▶ Stored items:
________
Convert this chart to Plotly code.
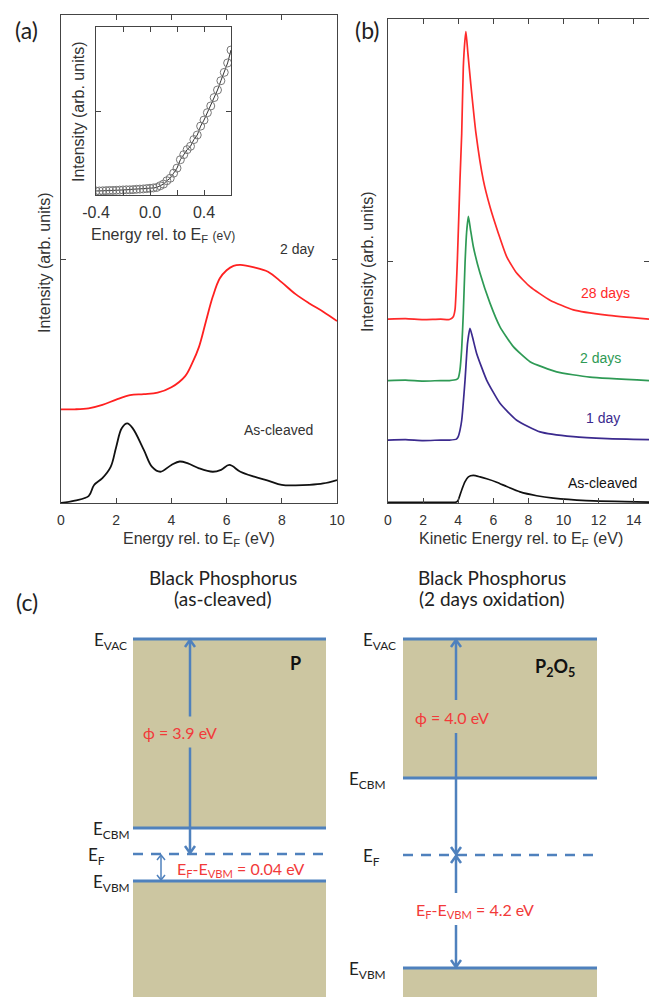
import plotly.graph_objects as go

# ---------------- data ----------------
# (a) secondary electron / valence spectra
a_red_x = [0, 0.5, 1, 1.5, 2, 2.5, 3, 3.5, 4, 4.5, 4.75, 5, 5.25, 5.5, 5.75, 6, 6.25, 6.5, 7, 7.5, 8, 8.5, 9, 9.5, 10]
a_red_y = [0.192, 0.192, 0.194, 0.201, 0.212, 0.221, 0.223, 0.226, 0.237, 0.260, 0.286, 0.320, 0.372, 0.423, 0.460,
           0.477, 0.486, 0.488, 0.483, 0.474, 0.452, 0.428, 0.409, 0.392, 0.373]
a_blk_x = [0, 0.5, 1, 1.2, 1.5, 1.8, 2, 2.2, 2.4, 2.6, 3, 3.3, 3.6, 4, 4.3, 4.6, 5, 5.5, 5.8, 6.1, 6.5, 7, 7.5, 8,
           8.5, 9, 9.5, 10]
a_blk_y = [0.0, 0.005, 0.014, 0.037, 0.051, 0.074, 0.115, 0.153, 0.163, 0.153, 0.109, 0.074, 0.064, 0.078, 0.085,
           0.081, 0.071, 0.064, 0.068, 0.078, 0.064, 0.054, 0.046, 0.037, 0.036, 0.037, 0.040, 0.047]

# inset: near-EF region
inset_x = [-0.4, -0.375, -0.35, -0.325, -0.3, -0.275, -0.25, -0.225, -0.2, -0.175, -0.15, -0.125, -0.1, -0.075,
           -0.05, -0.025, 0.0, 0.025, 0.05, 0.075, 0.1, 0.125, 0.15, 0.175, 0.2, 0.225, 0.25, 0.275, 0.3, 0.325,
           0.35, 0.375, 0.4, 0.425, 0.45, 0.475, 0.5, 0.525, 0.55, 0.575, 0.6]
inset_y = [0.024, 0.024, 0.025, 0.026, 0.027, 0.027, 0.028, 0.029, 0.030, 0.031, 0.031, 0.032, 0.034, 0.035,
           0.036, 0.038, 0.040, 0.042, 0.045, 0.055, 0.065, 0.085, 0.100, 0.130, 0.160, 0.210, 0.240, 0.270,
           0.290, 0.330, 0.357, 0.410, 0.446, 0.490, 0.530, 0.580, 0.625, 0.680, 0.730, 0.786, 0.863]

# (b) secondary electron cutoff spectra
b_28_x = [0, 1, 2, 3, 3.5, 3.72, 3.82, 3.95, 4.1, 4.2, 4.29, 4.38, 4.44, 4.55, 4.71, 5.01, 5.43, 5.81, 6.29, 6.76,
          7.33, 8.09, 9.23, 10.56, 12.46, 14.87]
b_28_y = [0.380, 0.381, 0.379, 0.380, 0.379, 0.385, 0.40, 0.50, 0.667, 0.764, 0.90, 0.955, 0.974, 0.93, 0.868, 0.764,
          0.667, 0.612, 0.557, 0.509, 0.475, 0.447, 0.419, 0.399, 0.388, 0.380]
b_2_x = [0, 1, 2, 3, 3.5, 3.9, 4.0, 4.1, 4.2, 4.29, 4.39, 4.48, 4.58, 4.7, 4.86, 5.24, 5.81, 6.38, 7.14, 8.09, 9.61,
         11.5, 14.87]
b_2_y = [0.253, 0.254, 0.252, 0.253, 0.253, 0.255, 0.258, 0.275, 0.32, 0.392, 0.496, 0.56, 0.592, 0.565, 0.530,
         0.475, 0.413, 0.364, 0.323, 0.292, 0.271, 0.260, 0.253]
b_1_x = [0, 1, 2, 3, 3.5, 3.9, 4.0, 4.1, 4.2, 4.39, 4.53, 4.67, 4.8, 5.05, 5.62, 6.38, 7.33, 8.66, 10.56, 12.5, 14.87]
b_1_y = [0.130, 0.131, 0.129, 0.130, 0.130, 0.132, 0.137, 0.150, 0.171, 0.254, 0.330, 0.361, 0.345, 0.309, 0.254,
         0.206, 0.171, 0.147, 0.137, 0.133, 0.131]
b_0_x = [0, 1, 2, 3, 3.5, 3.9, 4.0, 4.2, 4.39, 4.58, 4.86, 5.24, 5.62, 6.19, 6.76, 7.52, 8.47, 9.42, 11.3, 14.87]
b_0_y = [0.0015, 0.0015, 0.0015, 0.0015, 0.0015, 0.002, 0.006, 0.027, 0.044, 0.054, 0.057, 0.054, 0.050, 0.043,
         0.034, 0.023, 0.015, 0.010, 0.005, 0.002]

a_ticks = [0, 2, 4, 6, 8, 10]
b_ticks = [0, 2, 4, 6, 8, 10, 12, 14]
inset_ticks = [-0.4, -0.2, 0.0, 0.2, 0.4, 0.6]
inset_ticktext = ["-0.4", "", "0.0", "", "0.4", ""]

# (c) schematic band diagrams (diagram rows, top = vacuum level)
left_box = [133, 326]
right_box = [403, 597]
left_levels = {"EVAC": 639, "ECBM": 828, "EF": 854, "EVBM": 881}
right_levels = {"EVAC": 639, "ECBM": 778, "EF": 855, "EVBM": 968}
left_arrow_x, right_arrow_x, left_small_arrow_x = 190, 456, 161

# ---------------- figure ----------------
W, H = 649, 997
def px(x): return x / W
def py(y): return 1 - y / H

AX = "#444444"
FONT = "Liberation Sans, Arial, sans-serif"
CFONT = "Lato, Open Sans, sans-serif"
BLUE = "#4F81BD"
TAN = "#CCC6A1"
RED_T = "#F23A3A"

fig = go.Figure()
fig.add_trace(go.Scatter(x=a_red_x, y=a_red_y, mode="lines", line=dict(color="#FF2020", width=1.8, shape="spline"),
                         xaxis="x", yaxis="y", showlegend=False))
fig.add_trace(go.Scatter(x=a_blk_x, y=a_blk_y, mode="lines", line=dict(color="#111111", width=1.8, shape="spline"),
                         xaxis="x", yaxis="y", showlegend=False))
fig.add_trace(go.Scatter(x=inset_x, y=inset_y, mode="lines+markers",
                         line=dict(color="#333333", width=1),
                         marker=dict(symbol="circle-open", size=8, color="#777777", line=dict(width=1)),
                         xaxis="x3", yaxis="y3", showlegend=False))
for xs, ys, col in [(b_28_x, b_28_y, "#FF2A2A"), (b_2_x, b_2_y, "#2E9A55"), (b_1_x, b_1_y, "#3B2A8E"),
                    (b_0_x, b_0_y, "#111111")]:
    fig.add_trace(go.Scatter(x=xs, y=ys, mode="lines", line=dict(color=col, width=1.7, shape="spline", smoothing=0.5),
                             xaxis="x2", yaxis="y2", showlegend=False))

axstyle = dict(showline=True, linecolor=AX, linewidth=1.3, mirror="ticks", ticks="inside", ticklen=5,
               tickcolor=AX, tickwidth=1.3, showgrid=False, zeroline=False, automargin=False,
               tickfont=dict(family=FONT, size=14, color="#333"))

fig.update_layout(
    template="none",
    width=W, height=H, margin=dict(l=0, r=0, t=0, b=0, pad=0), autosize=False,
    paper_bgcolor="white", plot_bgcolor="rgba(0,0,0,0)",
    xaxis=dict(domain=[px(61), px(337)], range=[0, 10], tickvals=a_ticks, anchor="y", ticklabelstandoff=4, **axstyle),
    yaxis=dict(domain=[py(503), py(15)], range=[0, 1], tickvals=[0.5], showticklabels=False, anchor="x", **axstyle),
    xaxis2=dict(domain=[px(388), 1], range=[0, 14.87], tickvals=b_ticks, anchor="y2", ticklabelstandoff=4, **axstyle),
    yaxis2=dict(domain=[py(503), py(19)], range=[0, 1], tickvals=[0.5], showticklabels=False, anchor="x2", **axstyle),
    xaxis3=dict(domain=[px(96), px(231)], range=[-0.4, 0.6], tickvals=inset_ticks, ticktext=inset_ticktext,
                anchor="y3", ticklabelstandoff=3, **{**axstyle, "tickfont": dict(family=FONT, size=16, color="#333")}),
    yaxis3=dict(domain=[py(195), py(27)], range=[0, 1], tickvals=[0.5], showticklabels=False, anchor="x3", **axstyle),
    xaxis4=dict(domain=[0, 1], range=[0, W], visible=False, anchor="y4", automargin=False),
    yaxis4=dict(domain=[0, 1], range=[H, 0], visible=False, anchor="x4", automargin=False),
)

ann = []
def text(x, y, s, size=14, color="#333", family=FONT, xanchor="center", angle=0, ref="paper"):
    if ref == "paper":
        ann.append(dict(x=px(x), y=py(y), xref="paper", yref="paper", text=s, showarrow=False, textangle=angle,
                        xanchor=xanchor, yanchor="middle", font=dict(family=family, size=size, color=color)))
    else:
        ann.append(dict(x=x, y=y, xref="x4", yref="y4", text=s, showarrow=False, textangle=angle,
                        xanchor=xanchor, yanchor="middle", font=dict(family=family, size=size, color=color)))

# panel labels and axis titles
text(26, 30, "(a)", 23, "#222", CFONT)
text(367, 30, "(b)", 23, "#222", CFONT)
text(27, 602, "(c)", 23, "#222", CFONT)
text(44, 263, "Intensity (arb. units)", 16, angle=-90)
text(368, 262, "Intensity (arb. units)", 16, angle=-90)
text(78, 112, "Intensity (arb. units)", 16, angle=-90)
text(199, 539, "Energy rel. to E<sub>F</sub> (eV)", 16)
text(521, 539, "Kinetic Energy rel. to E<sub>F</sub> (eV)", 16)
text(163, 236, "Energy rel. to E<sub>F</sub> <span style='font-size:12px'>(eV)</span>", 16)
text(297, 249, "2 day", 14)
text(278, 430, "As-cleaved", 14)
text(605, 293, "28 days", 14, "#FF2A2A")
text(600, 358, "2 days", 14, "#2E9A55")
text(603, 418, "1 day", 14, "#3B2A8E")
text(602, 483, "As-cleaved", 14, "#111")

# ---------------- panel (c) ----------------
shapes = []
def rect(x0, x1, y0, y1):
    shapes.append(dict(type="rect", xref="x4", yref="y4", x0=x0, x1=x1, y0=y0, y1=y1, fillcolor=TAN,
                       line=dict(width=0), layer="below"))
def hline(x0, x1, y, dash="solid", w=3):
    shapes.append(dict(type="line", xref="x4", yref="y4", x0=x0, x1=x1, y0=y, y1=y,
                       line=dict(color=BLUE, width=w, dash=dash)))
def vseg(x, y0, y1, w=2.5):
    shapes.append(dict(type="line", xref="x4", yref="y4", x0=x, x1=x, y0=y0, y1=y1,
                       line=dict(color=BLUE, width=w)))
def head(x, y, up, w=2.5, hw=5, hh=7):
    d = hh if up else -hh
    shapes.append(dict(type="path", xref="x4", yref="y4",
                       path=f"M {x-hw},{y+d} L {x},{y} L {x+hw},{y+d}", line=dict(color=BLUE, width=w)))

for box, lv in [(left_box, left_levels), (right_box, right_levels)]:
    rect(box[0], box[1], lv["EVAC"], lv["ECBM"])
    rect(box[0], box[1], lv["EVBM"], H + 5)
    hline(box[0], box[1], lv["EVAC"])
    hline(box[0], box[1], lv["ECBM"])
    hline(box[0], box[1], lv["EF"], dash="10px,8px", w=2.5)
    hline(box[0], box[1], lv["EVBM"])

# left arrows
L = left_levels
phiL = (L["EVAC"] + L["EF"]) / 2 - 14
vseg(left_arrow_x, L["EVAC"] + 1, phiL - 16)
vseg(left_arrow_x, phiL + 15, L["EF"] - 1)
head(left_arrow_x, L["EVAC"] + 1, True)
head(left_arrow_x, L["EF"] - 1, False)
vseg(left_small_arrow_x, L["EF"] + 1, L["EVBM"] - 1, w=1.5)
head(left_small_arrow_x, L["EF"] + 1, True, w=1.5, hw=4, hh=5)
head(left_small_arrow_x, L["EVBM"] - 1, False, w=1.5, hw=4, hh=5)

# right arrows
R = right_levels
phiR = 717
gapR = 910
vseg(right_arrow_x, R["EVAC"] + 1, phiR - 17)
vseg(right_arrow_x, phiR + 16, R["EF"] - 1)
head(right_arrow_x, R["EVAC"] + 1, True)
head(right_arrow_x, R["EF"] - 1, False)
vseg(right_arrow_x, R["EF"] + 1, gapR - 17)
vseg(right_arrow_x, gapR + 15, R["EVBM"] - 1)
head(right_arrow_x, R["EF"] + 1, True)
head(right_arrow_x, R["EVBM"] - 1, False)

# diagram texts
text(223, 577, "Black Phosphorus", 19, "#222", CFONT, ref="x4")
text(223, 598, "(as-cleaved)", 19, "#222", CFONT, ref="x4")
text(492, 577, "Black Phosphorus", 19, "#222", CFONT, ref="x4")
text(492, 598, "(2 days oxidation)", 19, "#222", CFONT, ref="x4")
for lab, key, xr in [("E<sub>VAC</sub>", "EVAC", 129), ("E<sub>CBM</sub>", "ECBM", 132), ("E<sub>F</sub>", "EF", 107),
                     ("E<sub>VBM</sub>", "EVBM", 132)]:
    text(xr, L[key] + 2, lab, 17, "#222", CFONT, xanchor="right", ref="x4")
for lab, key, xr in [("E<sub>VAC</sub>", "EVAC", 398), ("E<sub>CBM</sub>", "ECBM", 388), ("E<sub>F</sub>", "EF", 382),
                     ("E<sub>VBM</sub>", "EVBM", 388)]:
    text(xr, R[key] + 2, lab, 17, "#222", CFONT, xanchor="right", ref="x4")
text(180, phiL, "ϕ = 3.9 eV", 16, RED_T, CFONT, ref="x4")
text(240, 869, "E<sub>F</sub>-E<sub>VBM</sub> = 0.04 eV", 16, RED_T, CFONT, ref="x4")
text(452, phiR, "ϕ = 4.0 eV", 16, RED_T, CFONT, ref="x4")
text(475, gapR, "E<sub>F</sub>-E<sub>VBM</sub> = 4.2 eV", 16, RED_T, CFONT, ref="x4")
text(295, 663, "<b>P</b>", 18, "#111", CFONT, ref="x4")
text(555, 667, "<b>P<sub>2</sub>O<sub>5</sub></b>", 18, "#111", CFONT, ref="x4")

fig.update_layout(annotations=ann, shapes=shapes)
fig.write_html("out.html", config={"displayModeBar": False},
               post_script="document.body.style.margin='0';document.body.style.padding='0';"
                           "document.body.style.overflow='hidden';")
________
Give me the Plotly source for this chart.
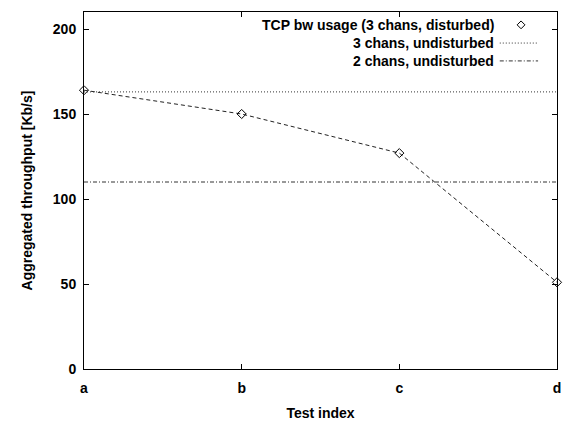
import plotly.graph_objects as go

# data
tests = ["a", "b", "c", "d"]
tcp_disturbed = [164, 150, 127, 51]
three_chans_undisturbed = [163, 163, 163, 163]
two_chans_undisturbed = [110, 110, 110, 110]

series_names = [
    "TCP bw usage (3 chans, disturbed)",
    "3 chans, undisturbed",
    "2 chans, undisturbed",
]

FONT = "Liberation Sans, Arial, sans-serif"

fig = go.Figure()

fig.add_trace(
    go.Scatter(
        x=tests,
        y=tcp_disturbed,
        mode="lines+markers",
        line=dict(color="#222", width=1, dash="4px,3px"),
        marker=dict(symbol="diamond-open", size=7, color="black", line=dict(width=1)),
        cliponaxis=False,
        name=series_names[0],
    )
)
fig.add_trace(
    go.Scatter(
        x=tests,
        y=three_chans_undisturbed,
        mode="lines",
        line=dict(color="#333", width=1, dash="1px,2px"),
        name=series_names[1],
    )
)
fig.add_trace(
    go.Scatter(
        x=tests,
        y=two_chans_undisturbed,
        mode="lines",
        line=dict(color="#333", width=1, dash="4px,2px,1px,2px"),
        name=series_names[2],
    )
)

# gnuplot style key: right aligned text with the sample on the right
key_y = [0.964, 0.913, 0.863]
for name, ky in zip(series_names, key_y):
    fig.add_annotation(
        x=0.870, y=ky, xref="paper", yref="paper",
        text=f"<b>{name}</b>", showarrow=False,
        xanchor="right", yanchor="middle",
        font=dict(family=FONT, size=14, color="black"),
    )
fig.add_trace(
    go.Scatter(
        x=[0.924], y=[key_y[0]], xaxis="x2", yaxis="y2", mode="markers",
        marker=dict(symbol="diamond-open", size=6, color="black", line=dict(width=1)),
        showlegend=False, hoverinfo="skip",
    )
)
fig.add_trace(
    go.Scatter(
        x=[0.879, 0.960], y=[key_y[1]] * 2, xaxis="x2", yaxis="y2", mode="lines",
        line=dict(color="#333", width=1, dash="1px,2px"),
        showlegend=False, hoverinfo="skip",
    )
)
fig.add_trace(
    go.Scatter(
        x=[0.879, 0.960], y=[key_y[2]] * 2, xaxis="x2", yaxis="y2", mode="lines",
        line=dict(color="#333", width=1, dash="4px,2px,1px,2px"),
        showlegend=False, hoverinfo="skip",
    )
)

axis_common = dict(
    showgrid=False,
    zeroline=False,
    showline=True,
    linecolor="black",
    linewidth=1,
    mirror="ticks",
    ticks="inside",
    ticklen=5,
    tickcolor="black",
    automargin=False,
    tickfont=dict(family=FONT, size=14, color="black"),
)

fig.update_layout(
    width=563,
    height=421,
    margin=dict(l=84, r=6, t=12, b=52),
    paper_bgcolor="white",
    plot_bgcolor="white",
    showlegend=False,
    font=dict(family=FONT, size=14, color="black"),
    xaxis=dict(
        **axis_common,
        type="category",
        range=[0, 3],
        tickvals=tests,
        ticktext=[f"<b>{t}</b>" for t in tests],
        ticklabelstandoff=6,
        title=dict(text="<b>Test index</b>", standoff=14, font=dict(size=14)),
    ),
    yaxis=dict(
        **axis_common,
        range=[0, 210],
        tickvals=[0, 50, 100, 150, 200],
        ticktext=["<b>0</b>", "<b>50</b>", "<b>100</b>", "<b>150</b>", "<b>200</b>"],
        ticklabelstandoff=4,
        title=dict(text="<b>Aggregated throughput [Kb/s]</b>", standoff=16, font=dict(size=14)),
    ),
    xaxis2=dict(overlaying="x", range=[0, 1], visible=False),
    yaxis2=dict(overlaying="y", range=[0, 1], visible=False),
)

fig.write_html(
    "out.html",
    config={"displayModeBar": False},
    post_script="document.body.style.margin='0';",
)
________
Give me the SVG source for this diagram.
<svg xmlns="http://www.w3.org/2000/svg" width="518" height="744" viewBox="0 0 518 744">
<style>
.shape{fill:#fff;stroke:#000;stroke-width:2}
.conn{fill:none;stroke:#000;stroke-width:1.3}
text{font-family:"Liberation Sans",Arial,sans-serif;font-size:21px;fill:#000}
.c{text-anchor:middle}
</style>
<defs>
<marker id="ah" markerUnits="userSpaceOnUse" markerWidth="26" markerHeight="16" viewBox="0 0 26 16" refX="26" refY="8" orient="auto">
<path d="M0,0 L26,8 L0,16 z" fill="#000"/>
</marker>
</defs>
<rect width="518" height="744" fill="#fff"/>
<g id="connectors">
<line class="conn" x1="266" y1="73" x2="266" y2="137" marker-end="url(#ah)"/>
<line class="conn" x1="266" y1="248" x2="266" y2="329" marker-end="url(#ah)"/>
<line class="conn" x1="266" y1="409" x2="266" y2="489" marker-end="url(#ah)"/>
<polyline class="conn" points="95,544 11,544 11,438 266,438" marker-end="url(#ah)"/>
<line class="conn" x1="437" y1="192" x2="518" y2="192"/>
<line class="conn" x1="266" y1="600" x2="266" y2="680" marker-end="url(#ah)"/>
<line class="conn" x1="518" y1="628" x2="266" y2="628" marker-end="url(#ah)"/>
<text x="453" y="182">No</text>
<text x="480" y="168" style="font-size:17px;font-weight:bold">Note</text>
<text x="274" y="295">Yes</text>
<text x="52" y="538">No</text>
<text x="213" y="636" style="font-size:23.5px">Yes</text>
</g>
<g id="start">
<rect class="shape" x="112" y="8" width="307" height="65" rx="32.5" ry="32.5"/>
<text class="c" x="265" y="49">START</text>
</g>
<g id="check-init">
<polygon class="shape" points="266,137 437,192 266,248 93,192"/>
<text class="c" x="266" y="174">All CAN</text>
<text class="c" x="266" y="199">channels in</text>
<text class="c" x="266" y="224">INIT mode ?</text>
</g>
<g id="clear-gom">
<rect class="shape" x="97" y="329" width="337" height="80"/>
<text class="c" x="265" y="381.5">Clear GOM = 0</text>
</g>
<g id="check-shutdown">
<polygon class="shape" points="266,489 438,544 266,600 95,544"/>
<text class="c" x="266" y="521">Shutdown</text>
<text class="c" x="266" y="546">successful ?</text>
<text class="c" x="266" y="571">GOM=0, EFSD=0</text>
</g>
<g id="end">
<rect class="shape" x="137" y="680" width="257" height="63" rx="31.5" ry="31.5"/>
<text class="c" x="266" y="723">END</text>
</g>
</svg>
________
▶ INSTRUCTIONS FOR THE TASK:
Give back exactly the lines from the one that holds "Convert this chart to Plotly code." to the one that holds "0.037, 0.040, 0.047]", with both ends and without the images.

▶ FULL SOLUTION:
Convert this chart to Plotly code.
import plotly.graph_objects as go

# ---------------- data ----------------
# (a) secondary electron / valence spectra
a_red_x = [0, 0.5, 1, 1.5, 2, 2.5, 3, 3.5, 4, 4.5, 4.75, 5, 5.25, 5.5, 5.75, 6, 6.25, 6.5, 7, 7.5, 8, 8.5, 9, 9.5, 10]
a_red_y = [0.192, 0.192, 0.194, 0.201, 0.212, 0.221, 0.223, 0.226, 0.237, 0.260, 0.286, 0.320, 0.372, 0.423, 0.460,
           0.477, 0.486, 0.488, 0.483, 0.474, 0.452, 0.428, 0.409, 0.392, 0.373]
a_blk_x = [0, 0.5, 1, 1.2, 1.5, 1.8, 2, 2.2, 2.4, 2.6, 3, 3.3, 3.6, 4, 4.3, 4.6, 5, 5.5, 5.8, 6.1, 6.5, 7, 7.5, 8,
           8.5, 9, 9.5, 10]
a_blk_y = [0.0, 0.005, 0.014, 0.037, 0.051, 0.074, 0.115, 0.153, 0.163, 0.153, 0.109, 0.074, 0.064, 0.078, 0.085,
           0.081, 0.071, 0.064, 0.068, 0.078, 0.064, 0.054, 0.046, 0.037, 0.036, 0.037, 0.040, 0.047]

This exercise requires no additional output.